The result is the same, but now our intention to remove IRSL records is clear, and the object structure is automatically maintained and the code more intelligible, even more if used on a chained analysis,

SAR <- import_Data("SAR.xsyg") |>
  remove_RLum(SAR, recordType = "IRSL")

which reads cleaner than

SAR <- import_Data("SAR.xsyg") |>
  get_RLum(SAR, recordType = c("TL", "OSL"), drop = FALSE)

sort_RLum()

A more intricate scenario emerges when considering the reshuffling of records within a data set. If this is not a requirement for you, you may be among the exceptionally rare luminescence dating practitioners who have never encountered a failed measurement and your meticulous record-keeping practices and absence of errors are noteworthy.
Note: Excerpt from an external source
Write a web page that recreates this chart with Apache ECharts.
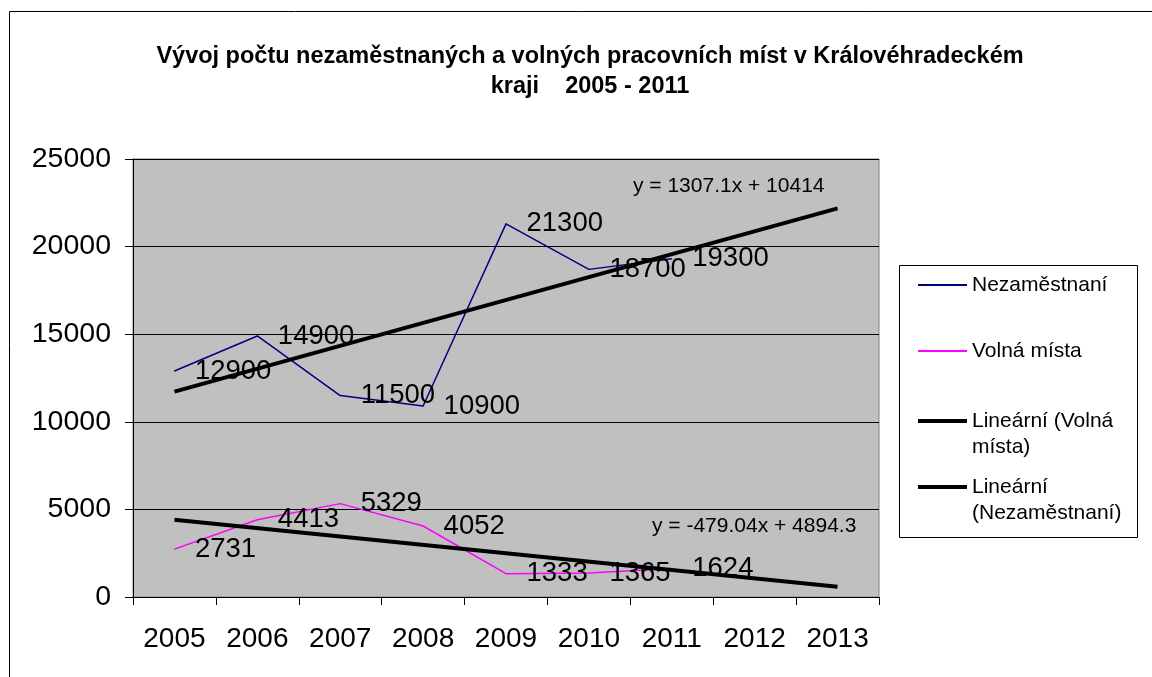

Imagine we have multiple files to import from a fading measurement. In order to analyse them in a meaningful way, you have to ensure that we import the files exactly in the order we have measured them, because date and time matter. More, we want to order them by position first and then by measurement date.
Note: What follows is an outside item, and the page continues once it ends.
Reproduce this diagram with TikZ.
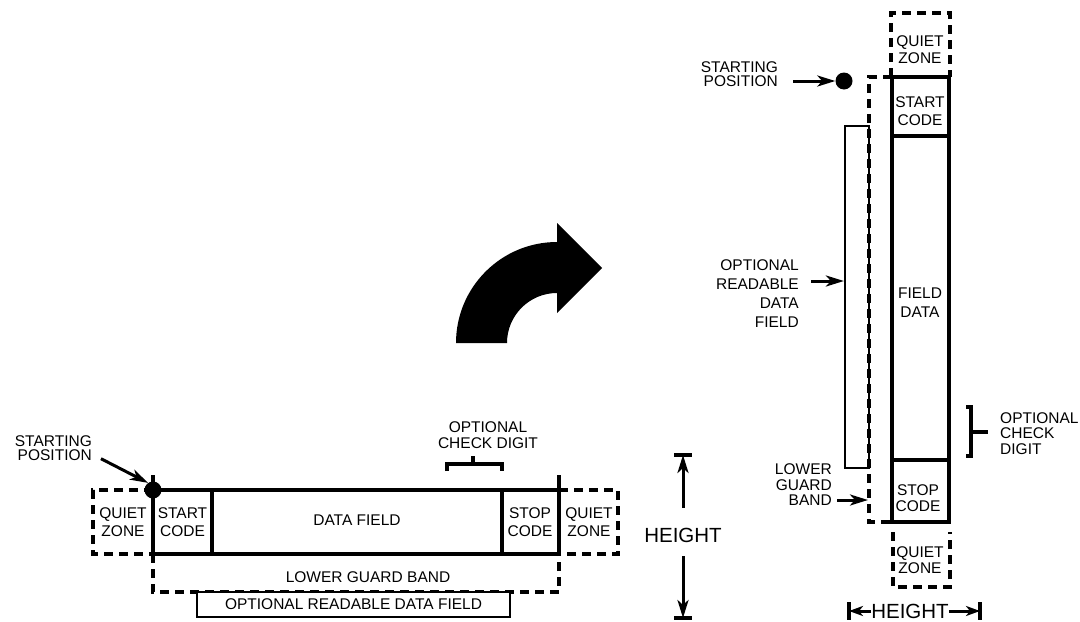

You have messed this up in the file list or your documentation. From experience, I can ascertain that you will be having a hard time spotting the mistake, or worse, it may even go by unnoticed. A cleaner way to handle this would be using sort_RLum(). For instance:

IRSL <- import_Data("XYSG_FADING/", pattern = ".xsyg") |>
  merg_RLum() |> 
  sort_RLum(info_element = c("position", "startDate"))
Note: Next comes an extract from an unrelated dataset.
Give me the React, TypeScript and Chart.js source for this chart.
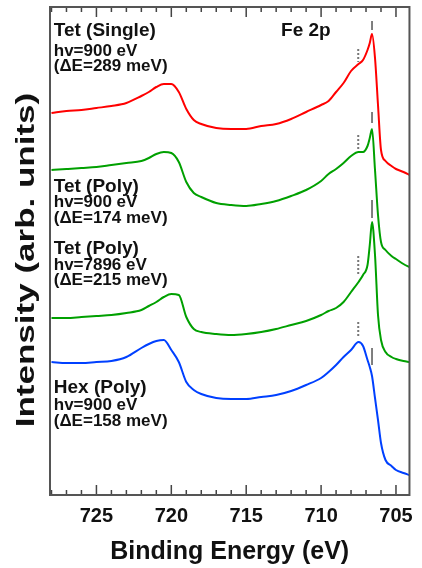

The code will pull all available measurement files with the file ending .xsyg from a folder. Then they become merged into one big RLum.Analysis-class object with n records. sort_RLum() now ensures that all records are reshuffled first by position and then by measurement date (here info element startDate). The result is a truly consistent record with ordered curves.

Alternatively, you can use the function to sort by recordTypes, for instance using the SAR record from above.

sort_RLum(SAR, slot = "recordType")
## 
##  [RLum.Analysis-class]
## 	 originator: Risoe.BINfileData2RLum.Analysis()
## 	 protocol: unknown
## 	 additional info elements:  0
## 	 number of records: 30
## 	 .. : RLum.Data.Curve : 30
## 	 .. .. : #1 IRSL | #2 OSL | #3 OSL | #4 OSL | #5 OSL | #6 OSL | #7 OSL
## 	 .. .. : #8 OSL | #9 OSL | #10 OSL | #11 OSL | #12 OSL | #13 OSL | #14 OSL
## 	 .. .. : #15 OSL | #16 TL | #17 TL | #18 TL | #19 TL | #20 TL | #21 TL
## 	 .. .. : #22 TL | #23 TL | #24 TL | #25 TL | #26 TL | #27 TL | #28 TL
## 	 .. .. : #29 TL | #30 TL

More, the sort function calculates new info elements that are available automatically to each record, such as XY_LENGTH, NCOL, X_MIN, X_MAX, Y_MIN, Y_MAX, and this all by maintaining a consistent object structure independent of the import data format.

Take home message

With the provided example, I tried to shed some light on the rationale behind our efforts to enhance the handling of RLum-class objects within the REPLAY project. Indeed, it makes sense to think about it and include them in our luminescence data analysis.